I too have had to amend my soil considerably since it's pretty much straight clay here under a thin layer of topsoil, and I'm very lucky, as we have farms, and so I have spent a lot of time over the years bringing in good dirt by the bucketful. I can get nine 5-gallon buckets in the back of our SUV per trip, and have made many trips like this since I began gardening. I do have to deal with weeds that sprout in this soil, but I recognize them as such when they are very tiny, and they're easy to get rid of then. DH knows where the best soil is, and that's where I get it. We're lucky to have some deposits of the very best soil apparently, as well as not-so-great soil, of course, but naturally, I take the really good stuff.

Clay is actually very handy to have as a component, as it does hold water so nicely, and when things are really drying out, if the roots are down to clay, or it's incorporated into the upper layer nicely, your plants won't dry out nearly as quickly. We grow dryland corn and beans, and last summer we went over 2 months without rain, and the differences in types of soil in different fields was very noticeable as a component in how the crops did.

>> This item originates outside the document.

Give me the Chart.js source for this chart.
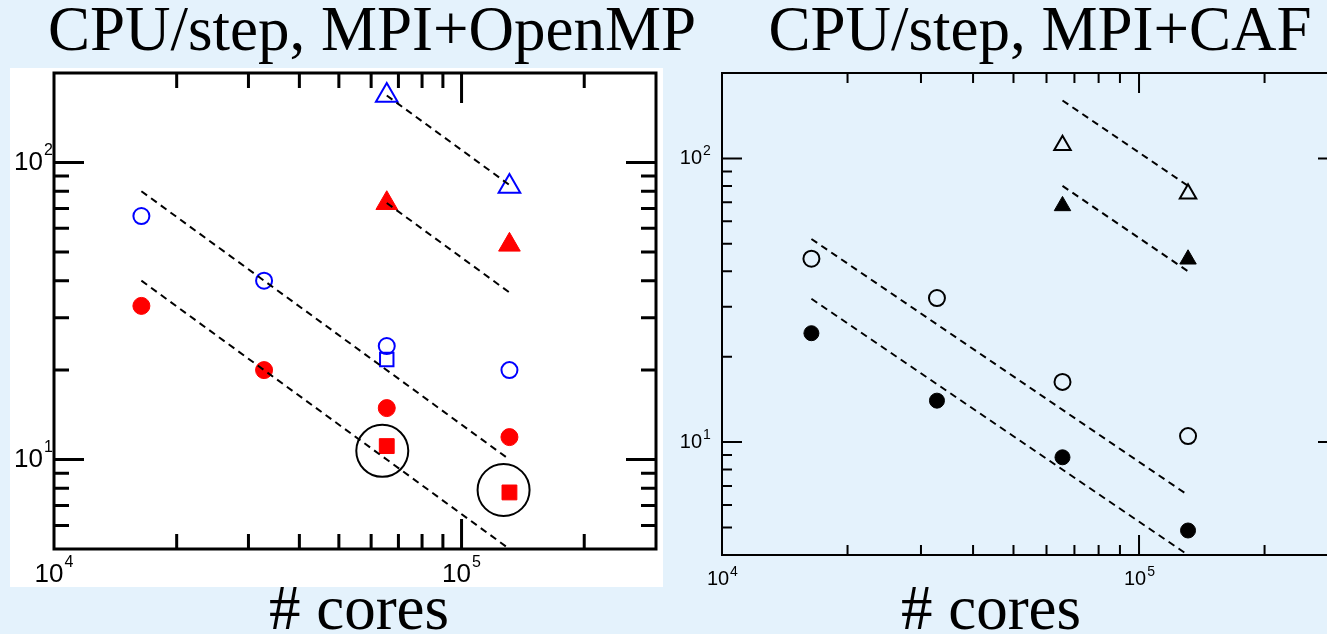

I have also worked bales of sphagnum peat into my beds over the years, and some sand as well. I don't do this much anymore, as it seems to be pretty good by now. I used to plant things with a combination of dirt, sphagnum and sand to fill the hole, which worked well for me, and helps to keep the incorporation of good materials going. I don't have a compost pile, as such, but I rake all our leaves to a narrow strip between a hedge and a fence, and let them just do their thing. When I dig there, it's amazingly lovely, and even better, I haven't had to bag the leaves and haul them out!
I feel very sorry for people who buy a new home around here and try to grow things, as many developers sell off the topsoil and leave the poor homebuyers with nothing but clay! There was an uninformed councilperson here a few years ago who was complaining that she couldn't grow anything at all, because she was in a new development, and it had been a field previously, and the farmer had just "ruined the ground" by growing crops.

Needless to say, the farmer probably improved the soil while he was using it, and certainly wasn't the one who had the topsoil trucked away! Many people thought she had really figured out what the problem was, though.